→ Task objective: Go through the lines below and copy each one that holds the string "Clone".

Part of a data file
= = =

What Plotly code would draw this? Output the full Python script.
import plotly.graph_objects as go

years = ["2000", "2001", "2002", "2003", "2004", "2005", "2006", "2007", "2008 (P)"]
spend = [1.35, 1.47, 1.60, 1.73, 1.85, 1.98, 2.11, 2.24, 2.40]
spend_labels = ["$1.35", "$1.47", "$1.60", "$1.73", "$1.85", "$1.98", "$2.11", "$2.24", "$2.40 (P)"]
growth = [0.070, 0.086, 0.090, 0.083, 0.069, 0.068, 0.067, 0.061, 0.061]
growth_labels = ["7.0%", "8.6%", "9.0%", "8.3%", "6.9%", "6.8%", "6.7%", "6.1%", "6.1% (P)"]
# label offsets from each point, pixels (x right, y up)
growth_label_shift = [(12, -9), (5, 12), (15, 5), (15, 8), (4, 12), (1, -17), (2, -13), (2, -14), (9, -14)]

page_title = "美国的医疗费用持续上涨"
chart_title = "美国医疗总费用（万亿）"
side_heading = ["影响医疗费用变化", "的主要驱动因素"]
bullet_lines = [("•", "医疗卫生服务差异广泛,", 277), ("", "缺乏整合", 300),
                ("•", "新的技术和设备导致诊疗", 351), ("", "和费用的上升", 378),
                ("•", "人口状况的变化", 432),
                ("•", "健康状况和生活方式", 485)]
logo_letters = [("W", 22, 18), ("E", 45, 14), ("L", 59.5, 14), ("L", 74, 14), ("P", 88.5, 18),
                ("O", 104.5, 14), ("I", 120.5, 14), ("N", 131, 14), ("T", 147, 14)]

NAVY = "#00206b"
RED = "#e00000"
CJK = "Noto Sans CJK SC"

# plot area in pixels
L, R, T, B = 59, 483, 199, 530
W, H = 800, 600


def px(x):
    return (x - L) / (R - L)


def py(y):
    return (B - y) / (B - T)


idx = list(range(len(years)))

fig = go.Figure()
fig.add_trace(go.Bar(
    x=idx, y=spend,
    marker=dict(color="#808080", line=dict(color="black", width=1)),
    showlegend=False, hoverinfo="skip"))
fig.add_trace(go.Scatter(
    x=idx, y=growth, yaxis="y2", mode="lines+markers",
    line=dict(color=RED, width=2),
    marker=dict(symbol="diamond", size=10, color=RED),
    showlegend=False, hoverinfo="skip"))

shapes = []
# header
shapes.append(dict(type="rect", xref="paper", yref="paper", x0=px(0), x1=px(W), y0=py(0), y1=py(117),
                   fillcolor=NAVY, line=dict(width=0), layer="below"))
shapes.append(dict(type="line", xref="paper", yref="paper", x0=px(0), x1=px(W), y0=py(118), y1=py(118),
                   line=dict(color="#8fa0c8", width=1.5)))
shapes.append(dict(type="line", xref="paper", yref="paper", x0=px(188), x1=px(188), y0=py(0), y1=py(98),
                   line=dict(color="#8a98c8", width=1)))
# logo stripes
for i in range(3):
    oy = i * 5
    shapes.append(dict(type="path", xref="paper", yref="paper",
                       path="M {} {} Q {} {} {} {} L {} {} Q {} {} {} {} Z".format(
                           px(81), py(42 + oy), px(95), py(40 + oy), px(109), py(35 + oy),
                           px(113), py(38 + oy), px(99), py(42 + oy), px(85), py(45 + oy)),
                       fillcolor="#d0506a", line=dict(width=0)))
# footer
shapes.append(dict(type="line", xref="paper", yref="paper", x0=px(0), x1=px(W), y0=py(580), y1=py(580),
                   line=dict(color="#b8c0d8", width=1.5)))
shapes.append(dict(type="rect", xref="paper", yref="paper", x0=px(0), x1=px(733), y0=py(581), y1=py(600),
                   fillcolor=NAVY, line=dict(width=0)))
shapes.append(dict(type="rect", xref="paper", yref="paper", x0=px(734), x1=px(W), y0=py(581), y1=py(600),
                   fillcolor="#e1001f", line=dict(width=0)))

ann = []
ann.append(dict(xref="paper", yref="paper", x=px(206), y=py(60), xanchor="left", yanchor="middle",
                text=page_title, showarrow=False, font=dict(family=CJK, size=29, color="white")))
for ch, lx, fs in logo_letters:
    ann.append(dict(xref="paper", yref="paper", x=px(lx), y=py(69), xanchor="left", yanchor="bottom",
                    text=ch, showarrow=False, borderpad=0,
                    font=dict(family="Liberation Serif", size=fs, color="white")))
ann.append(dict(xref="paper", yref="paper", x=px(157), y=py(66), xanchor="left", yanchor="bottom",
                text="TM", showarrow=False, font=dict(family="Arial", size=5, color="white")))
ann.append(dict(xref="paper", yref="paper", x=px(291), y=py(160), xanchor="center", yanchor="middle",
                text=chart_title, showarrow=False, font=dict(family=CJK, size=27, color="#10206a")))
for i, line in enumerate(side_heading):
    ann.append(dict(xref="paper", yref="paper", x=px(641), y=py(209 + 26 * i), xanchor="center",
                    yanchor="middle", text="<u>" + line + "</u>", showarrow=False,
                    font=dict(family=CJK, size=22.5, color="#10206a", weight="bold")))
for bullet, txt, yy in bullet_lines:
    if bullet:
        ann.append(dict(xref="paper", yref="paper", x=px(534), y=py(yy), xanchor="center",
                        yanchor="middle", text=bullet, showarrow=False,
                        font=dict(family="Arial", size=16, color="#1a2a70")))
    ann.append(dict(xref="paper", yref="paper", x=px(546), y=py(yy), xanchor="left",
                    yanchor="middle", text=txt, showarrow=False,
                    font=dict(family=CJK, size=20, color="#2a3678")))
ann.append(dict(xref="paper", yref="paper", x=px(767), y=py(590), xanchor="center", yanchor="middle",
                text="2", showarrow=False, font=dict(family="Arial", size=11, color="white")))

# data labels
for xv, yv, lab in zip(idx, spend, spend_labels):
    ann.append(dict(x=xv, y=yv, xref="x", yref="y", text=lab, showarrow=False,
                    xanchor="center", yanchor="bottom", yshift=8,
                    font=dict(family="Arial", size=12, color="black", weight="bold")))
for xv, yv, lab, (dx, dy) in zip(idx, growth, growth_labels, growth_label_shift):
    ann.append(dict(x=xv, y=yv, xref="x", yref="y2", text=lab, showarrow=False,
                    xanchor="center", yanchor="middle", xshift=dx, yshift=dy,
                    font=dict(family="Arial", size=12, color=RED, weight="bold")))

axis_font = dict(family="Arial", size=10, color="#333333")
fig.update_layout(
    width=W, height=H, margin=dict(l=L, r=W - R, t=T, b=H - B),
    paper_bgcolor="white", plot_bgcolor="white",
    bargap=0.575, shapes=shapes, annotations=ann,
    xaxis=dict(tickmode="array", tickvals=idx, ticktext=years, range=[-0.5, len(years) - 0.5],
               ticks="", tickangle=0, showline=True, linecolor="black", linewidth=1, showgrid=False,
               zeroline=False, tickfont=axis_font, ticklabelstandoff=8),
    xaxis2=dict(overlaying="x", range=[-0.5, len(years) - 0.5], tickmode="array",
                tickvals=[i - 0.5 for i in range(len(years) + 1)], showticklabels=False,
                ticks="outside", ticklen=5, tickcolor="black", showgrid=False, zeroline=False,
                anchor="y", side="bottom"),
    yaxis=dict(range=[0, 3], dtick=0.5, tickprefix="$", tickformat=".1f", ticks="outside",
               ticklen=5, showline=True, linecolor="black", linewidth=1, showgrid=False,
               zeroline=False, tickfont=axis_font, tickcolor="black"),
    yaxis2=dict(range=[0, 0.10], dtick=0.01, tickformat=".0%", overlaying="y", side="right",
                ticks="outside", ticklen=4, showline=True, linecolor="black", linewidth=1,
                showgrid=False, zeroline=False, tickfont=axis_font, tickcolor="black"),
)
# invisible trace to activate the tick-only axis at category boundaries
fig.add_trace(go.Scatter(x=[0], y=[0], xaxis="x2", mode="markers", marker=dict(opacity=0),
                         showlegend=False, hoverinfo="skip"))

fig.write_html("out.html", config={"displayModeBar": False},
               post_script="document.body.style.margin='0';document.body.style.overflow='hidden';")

= = =

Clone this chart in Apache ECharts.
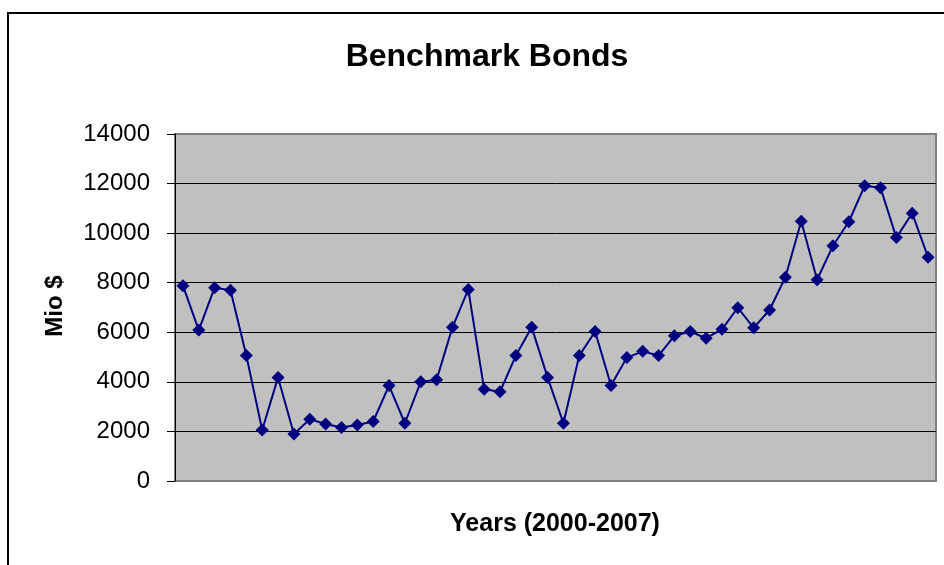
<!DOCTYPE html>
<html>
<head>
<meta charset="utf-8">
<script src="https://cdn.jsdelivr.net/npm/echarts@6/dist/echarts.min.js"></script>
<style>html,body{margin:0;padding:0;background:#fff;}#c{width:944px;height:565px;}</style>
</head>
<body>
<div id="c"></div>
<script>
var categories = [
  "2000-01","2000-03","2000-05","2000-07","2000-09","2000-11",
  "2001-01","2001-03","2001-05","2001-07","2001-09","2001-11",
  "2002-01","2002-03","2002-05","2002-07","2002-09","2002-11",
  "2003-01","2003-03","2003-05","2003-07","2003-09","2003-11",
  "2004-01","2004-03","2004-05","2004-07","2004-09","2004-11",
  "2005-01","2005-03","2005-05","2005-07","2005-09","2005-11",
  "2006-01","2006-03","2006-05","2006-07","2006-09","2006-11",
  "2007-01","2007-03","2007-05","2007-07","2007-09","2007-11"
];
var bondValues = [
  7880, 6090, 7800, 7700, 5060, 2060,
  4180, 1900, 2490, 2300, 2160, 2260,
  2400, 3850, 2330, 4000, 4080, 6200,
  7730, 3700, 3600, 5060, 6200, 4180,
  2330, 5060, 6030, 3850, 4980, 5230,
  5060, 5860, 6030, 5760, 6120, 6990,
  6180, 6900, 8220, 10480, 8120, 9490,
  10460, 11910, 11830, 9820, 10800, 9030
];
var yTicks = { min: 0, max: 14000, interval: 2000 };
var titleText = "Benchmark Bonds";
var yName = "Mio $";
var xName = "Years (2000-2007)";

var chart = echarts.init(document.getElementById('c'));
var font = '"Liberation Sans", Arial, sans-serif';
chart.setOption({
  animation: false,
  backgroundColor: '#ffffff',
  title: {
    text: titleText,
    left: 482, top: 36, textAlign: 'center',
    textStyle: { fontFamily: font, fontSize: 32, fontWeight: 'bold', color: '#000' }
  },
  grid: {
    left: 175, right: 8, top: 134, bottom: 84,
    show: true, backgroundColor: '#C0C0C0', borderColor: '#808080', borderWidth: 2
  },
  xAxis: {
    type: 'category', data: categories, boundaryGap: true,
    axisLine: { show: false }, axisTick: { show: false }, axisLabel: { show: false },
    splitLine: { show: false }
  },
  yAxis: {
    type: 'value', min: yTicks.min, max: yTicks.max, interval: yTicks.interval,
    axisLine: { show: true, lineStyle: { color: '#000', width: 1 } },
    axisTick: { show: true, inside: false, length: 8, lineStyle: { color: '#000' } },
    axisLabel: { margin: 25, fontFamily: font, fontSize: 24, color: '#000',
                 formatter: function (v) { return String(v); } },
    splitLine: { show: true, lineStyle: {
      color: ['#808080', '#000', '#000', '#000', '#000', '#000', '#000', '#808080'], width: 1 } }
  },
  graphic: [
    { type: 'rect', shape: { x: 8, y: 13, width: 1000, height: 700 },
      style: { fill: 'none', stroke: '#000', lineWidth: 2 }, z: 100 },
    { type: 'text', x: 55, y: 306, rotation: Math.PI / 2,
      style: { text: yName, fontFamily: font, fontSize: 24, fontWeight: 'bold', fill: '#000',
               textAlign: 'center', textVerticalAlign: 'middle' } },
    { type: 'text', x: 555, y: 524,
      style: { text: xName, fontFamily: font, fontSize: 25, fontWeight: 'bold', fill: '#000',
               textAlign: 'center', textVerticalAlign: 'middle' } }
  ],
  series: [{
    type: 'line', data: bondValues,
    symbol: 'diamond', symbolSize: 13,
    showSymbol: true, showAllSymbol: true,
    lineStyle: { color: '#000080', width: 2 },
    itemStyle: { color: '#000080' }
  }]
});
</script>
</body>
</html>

= = =

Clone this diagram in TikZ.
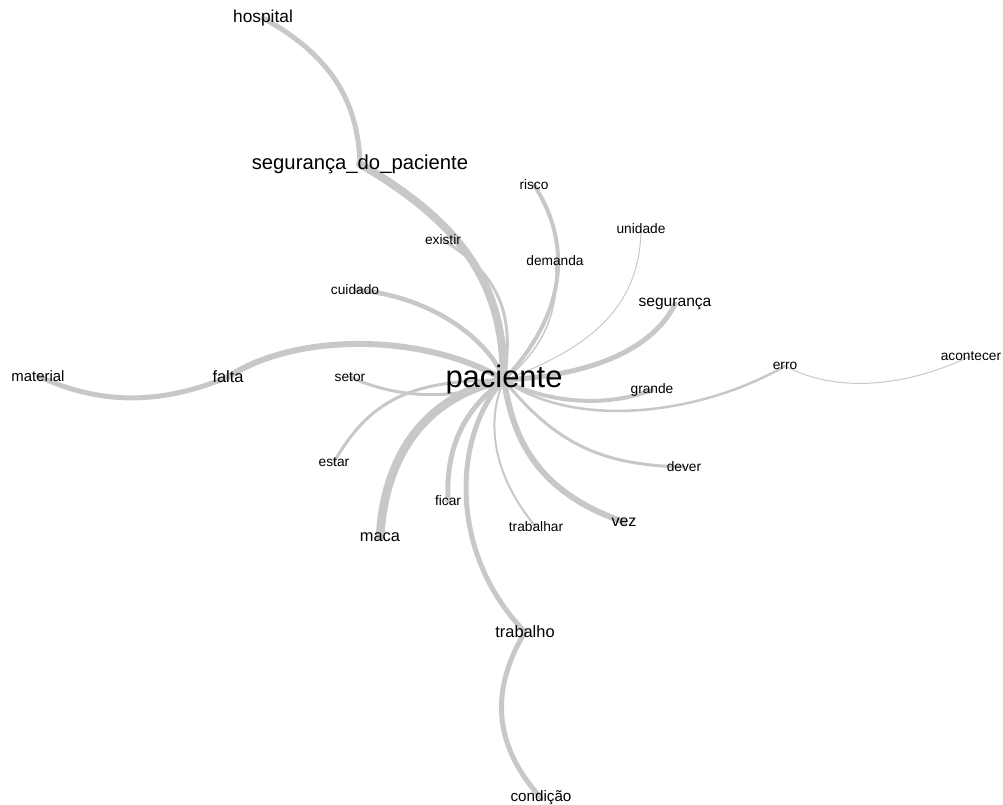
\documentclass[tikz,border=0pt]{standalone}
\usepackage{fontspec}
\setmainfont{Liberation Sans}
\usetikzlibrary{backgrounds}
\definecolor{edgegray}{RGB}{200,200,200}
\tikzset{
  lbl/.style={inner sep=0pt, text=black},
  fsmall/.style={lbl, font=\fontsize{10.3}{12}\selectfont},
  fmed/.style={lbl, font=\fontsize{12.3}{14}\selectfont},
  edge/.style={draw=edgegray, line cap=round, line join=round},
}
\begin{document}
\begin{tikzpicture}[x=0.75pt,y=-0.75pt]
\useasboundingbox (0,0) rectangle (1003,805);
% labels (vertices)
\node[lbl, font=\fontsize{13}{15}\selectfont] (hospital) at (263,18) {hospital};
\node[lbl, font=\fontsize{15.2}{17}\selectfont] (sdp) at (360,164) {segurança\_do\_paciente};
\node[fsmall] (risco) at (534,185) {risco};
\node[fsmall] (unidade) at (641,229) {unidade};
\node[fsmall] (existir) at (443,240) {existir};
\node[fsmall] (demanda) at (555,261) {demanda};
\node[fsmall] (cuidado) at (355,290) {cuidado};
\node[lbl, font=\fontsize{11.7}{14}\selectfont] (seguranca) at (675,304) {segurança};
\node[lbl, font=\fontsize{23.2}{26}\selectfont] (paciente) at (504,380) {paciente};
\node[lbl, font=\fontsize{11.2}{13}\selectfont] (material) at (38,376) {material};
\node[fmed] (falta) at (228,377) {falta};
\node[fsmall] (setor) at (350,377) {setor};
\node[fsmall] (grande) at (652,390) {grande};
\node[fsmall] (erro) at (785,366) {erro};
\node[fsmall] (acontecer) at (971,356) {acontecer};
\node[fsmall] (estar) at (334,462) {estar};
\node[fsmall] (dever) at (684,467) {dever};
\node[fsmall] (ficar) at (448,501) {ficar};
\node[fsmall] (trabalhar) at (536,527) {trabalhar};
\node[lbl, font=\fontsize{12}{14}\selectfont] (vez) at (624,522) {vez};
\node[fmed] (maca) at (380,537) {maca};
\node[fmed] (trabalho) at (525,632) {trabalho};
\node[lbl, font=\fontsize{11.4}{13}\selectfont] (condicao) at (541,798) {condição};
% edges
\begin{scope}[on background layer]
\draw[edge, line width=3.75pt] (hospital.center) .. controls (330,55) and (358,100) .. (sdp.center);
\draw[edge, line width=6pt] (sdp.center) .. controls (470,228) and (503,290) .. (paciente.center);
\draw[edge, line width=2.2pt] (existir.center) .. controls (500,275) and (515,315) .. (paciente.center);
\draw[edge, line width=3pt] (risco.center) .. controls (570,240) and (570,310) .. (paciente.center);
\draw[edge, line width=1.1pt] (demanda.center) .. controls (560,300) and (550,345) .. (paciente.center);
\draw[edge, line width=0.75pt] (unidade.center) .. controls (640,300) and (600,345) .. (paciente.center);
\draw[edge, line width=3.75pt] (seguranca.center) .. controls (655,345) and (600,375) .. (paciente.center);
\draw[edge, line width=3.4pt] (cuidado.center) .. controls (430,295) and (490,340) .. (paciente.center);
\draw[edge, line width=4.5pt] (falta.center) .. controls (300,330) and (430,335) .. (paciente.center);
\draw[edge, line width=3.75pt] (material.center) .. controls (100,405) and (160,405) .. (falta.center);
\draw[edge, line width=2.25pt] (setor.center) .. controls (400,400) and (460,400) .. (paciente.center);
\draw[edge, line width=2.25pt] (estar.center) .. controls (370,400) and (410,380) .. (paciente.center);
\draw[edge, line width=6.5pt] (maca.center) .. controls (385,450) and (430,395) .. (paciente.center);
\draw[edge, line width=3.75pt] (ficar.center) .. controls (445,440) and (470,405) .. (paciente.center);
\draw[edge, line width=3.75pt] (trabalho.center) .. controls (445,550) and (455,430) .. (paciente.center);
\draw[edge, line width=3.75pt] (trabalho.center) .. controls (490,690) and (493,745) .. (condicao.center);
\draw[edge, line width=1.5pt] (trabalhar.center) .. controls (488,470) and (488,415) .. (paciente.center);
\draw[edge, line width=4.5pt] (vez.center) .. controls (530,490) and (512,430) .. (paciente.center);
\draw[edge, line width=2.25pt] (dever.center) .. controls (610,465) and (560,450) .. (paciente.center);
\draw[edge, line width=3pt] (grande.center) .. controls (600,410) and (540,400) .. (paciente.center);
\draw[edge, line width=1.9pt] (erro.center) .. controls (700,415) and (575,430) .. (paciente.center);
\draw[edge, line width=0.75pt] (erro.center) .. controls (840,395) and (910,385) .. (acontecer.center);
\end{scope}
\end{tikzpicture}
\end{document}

= = =

→ Complete output:
Clone this chart in Apache ECharts.
Clone this diagram in TikZ.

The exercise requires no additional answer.